The Bounce Rate measures the percentage of website visitors who visit a page and leave again without further interaction. In GA4, it was replaced by the Engagement Rate, but it remains an important indicator of content quality.

Bounce Rate — Explained in Detail

The Bounce Rate indicates what percentage of visitors leave your website after viewing only a single page without performing any further action (click, scroll, form submission). A high bounce rate can indicate that visitors aren't finding what they're looking for — or that the page has already fulfilled its purpose (e.g., for a FAQ page).

In Google Analytics 4 (GA4), Google replaced the traditional bounce rate with the 'Engagement Rate'. A session is considered 'engaged' if it lasts longer than 10 seconds, triggers a conversion, or includes at least 2 page views. The bounce rate in GA4 is the opposite of the engagement rate. This shift reflects a more modern view of user behavior — not every 'bounce' is negative.

Typical bounce rates vary significantly by page type: blog posts often have 65–80% (users read the article and leave), landing pages 40–60%, e-commerce product pages 30–50%. For Swiss SME websites, DLM Digital recommends: analyze the bounce rate in the context of the page. A high bounce rate on a contact page is problematic — on a detailed glossary entry, it's normal.

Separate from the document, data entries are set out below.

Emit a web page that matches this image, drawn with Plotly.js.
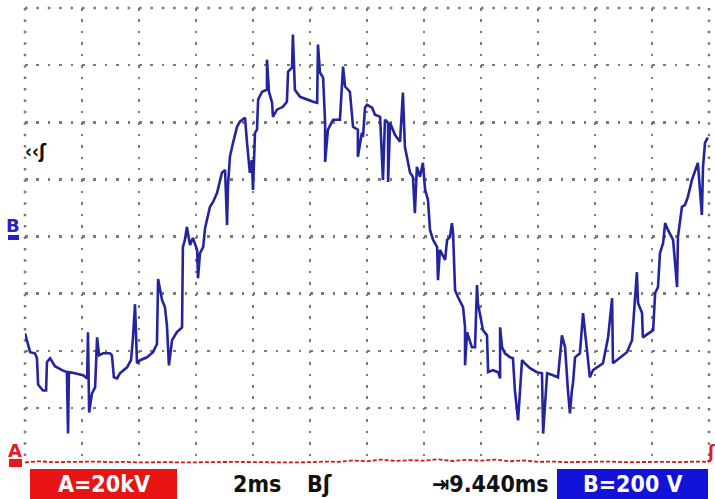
<!DOCTYPE html>
<html>
<head>
<meta charset="utf-8">
<script src="https://cdn.plot.ly/plotly-3.0.1.min.js"></script>
<style>html,body{margin:0;padding:0;background:#fff;}#chart{width:715px;height:499px;}</style>
</head>
<body>
<div id="chart"></div>
<script>
// Channel B (blue) : time in ms, voltage in V (200 V/div)
const timeB = [0,0.07,0.18,0.35,0.42,0.46,0.63,0.74,0.77,0.88,1.05,1.30,1.47,1.51,1.54,1.75,2.04,2.18,2.21,2.25,2.35,2.46,2.53,2.60,2.74,2.98,3.05,3.12,3.23,3.33,3.58,3.72,3.79,3.86,3.93,4.04,4.28,4.49,4.63,4.67,4.81,4.91,4.98,5.05,5.16,5.33,5.51,5.54,5.61,5.68,5.79,5.89,6.04,6.07,6.14,6.25,6.32,6.49,6.60,6.74,6.91,7.02,7.09,7.12,7.19,7.30,7.44,7.54,7.72,7.79,7.89,7.96,8.00,8.07,8.14,8.18,8.32,8.49,8.49,8.56,8.67,8.70,8.84,9.05,9.19,9.23,9.37,9.40,9.47,9.65,9.89,10.11,10.25,10.28,10.35,10.46,10.53,10.53,10.63,10.81,11.05,11.16,11.23,11.40,11.51,11.68,11.68,11.82,11.86,11.93,12.00,12.18,12.28,12.46,12.56,12.63,12.74,12.74,12.81,12.98,13.16,13.26,13.33,13.40,13.51,13.61,13.68,13.75,13.86,13.96,14.04,14.14,14.21,14.32,14.46,14.49,14.56,14.74,14.81,14.91,14.98,15.02,15.09,15.19,15.37,15.44,15.44,15.51,15.68,15.79,15.86,15.89,15.96,16.07,16.21,16.25,16.42,16.60,16.67,16.67,16.74,16.84,17.02,17.12,17.19,17.30,17.37,17.44,17.54,17.72,17.96,18.14,18.18,18.32,18.53,18.70,18.84,18.95,19.05,19.12,19.19,19.23,19.30,19.47,19.58,19.72,19.82,19.93,20.28,20.46,20.60,20.63,20.88,21.12,21.30,21.40,21.47,21.51,21.65,21.68,21.86,22.04,22.11,22.21,22.28,22.39,22.46,22.56,22.74,22.88,22.91,23.05,23.16,23.26,23.40,23.51,23.61,23.75,23.79,23.86,23.96];
const voltB = [-339,-363,-405,-409,-426,-518,-539,-539,-440,-426,-454,-468,-475,-690,-475,-479,-486,-497,-335,-616,-549,-528,-353,-416,-409,-409,-416,-493,-497,-479,-458,-433,-353,-237,-444,-433,-423,-405,-377,-149,-223,-247,-311,-451,-363,-335,-318,-37,-12,33,-30,-5,-47,-146,-58,-37,30,104,121,153,223,233,40,174,279,328,384,402,416,328,223,268,163,363,374,479,507,514,619,507,468,419,444,454,472,577,591,707,514,489,479,472,468,672,574,556,398,261,374,409,409,595,525,507,384,374,279,363,349,451,461,451,426,419,198,409,398,191,398,356,332,504,314,279,223,209,82,244,209,258,163,128,23,-12,-37,-153,-47,-82,-12,-2,47,12,-188,-212,-247,-318,-451,-335,-388,-388,-170,-233,-268,-328,-346,-475,-468,-475,-497,-318,-388,-409,-423,-426,-539,-644,-539,-433,-444,-461,-475,-479,-690,-479,-486,-493,-346,-388,-539,-619,-539,-511,-423,-409,-268,-398,-493,-468,-444,-353,-216,-444,-423,-405,-363,-212,-125,-233,-268,-353,-339,-328,-198,-177,-58,-23,47,23,-12,-177,-2,104,111,139,198,233,258,75,244,328,346];

// Channel A (red) : time in ms, voltage in kV (20 kV/div)
const timeA = [0,0.5,1,1.5,2,2.5,3,3.5,4,4.5,5,5.5,6,6.5,7,7.5,8,8.5,9,9.5,10,10.5,11,11.5,12,12.5,13,13.5,14,14.5,15,15.5,16,16.5,17,17.5,18,18.5,19,19.5,20,20.5,21,21.5,22,22.5,23,23.5,24];
const voltA = [0.2,0.6,0.3,0.4,0.3,0.5,0.3,0.4,0.2,0.3,0.3,0.2,0.3,0.2,0.3,0.4,0.3,0.2,0.3,0.2,0.3,0.5,0.4,0.9,0.6,1.2,0.7,1.0,0.8,1.3,0.7,1.1,0.8,1.2,0.6,0.9,0.4,0.5,0.3,0.4,0.3,0.5,0.3,0.4,0.3,0.4,0.3,0.5,0.4];

const xTicks = [0,2,4,6,8,10,12,14,16,18,20,22,24];
const yTicks = [-800,-600,-400,-200,0,200,400,600,800];

const traceB = {
  x: timeB, y: voltB, type: 'scatter', mode: 'lines',
  line: {color: '#24249e', width: 2.6}, hoverinfo: 'skip', showlegend: false
};
const traceA = {
  x: timeA, y: voltA, type: 'scatter', mode: 'lines', yaxis: 'y2',
  line: {color: '#cc1a1a', width: 1.8, dash: '4px,2px'}, hoverinfo: 'skip', showlegend: false
};

const W = 715, H = 499, L = 25, R = 709, T = 8, B = 465;
const px = x => (x - L) / (R - L);
const py = y => (B - y) / (B - T);

const GRID = '#7a7a7a';
const fontBar = {family: 'DejaVu Sans Condensed, DejaVu Sans, sans-serif', size: 23, color: '#111'};
const annW = Object.assign({}, fontBar, {color: '#fff'});

const layout = {
  width: W, height: H,
  margin: {l: L, r: W - R, t: T, b: H - B, pad: 0},
  paper_bgcolor: '#ffffff', plot_bgcolor: '#ffffff',
  xaxis: {
    range: [0, 24], tickvals: xTicks, showticklabels: false, ticks: '',
    showgrid: true, gridcolor: GRID, gridwidth: 2.5, griddash: '2.5px,8.925px',
    zeroline: false, showline: false, fixedrange: true
  },
  yaxis: {
    range: [-800, 800], tickvals: yTicks, showticklabels: false, ticks: '',
    showgrid: true, gridcolor: GRID, gridwidth: 2.5, griddash: '2.5px,8.9px',
    zeroline: false, showline: false, fixedrange: true
  },
  yaxis2: {
    overlaying: 'y', range: [-0.7, 159.3], showgrid: false, zeroline: false,
    showticklabels: false, ticks: '', showline: false
  },
  shapes: [
    {type: 'line', xref: 'paper', yref: 'paper', x0: 0, x1: 1, y0: 1, y1: 1, layer: 'below',
     line: {color: GRID, width: 2.5, dash: '2.5px,8.9px'}},
    {type: 'line', xref: 'paper', yref: 'paper', x0: 0, x1: 0, y0: 1, y1: 0, layer: 'below',
     line: {color: GRID, width: 2.5, dash: '2.5px,8.925px'}},
    {type: 'line', xref: 'paper', yref: 'paper', x0: 1, x1: 1, y0: 1, y1: 0, layer: 'below',
     line: {color: GRID, width: 2.5, dash: '2.5px,8.925px'}},
    {type: 'rect', xref: 'paper', yref: 'paper', x0: px(30), x1: px(177), y0: py(499), y1: py(469),
     fillcolor: '#e81414', line: {width: 0}},
    {type: 'rect', xref: 'paper', yref: 'paper', x0: px(557), x1: px(708), y0: py(499), y1: py(469),
     fillcolor: '#1212d8', line: {width: 0}},
    {type: 'rect', xref: 'paper', yref: 'paper', x0: px(8), x1: px(19), y0: py(240), y1: py(235),
     fillcolor: '#2222c8', line: {width: 0}},
    {type: 'rect', xref: 'paper', yref: 'paper', x0: px(9), x1: px(22), y0: py(467), y1: py(459),
     fillcolor: '#e01c1c', line: {width: 0}}
  ],
  annotations: [
    {text: '<b>A=20kV</b>', xref: 'paper', yref: 'paper', x: px(104), y: py(484), showarrow: false, font: annW, xanchor: 'center', yanchor: 'middle'},
    {text: '<b>2ms</b>', xref: 'paper', yref: 'paper', x: px(257), y: py(484), showarrow: false, font: fontBar, xanchor: 'center', yanchor: 'middle'},
    {text: '<b>B\u0283</b>', xref: 'paper', yref: 'paper', x: px(319), y: py(484), showarrow: false, font: fontBar, xanchor: 'center', yanchor: 'middle'},
    {text: '<b>\u21E59.440ms</b>', xref: 'paper', yref: 'paper', x: px(490), y: py(484), showarrow: false, font: fontBar, xanchor: 'center', yanchor: 'middle'},
    {text: '<b>B=200 V</b>', xref: 'paper', yref: 'paper', x: px(633), y: py(484), showarrow: false, font: annW, xanchor: 'center', yanchor: 'middle'},
    {text: '<b>\u2039\u2039\u0283</b>', xref: 'paper', yref: 'paper', x: px(36), y: py(151), showarrow: false,
     font: {family: 'DejaVu Sans Condensed, DejaVu Sans, sans-serif', size: 19, color: '#111'}, xanchor: 'center', yanchor: 'middle'},
    {text: '<b>B</b>', xref: 'paper', yref: 'paper', x: px(13), y: py(225), showarrow: false,
     font: {family: 'DejaVu Sans, sans-serif', size: 18, color: '#2222c8'}, xanchor: 'center', yanchor: 'middle'},
    {text: '<b>A</b>', xref: 'paper', yref: 'paper', x: px(15), y: py(450), showarrow: false,
     font: {family: 'DejaVu Sans, sans-serif', size: 18, color: '#e01c1c'}, xanchor: 'center', yanchor: 'middle'},
    {text: '<b>\u0283</b>', xref: 'paper', yref: 'paper', x: px(712), y: py(452), showarrow: false,
     font: {family: 'DejaVu Sans, sans-serif', size: 17, color: '#e01c1c'}, xanchor: 'center', yanchor: 'middle'}
  ]
};

Plotly.newPlot('chart', [traceA, traceB], layout, {displayModeBar: false, staticPlot: true});
</script>
</body>
</html>
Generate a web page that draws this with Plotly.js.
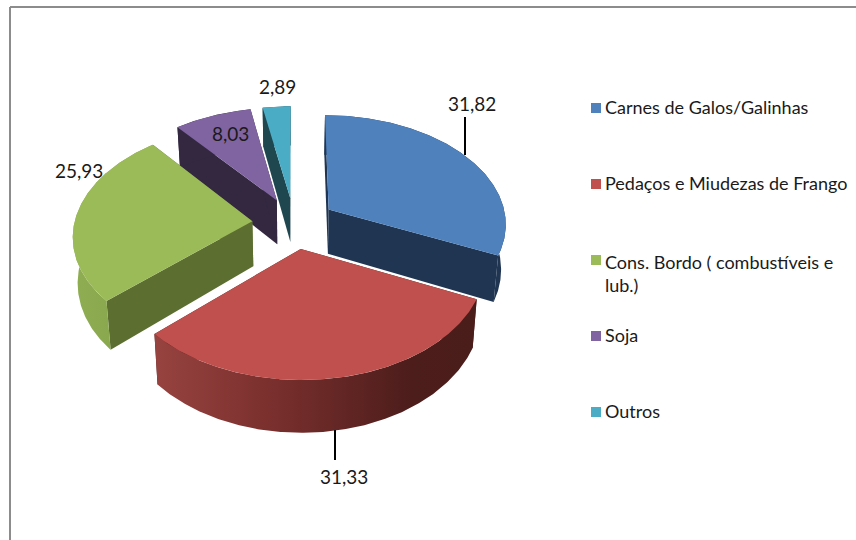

Frequently Asked Questions About Bounce Rate

It depends on the page type. Blog posts: 65–80% is normal. Landing pages: 40–60%. E-commerce product pages: 30–50%. Homepage: 35–55%. What matters is context: a high bounce rate on a FAQ entry is normal, on a sales page it's problematic. Always compare with the industry average and the purpose of the page.

Important measures: 1) Improve loading time (every second counts). 2) Ensure relevant content that matches search intent. 3) Use clear CTAs and internal linking. 4) Optimize the mobile experience. 5) Use engaging headlines and images. 6) Place related content and recommendations.

Not directly. Google has confirmed that the bounce rate is not a direct ranking factor. However, the causes of a high bounce rate (poor user experience, irrelevant content, slow loading time) can indirectly affect rankings. Google measures user signals like dwell time and return-to-SERP rate, which correlate with bounce rate.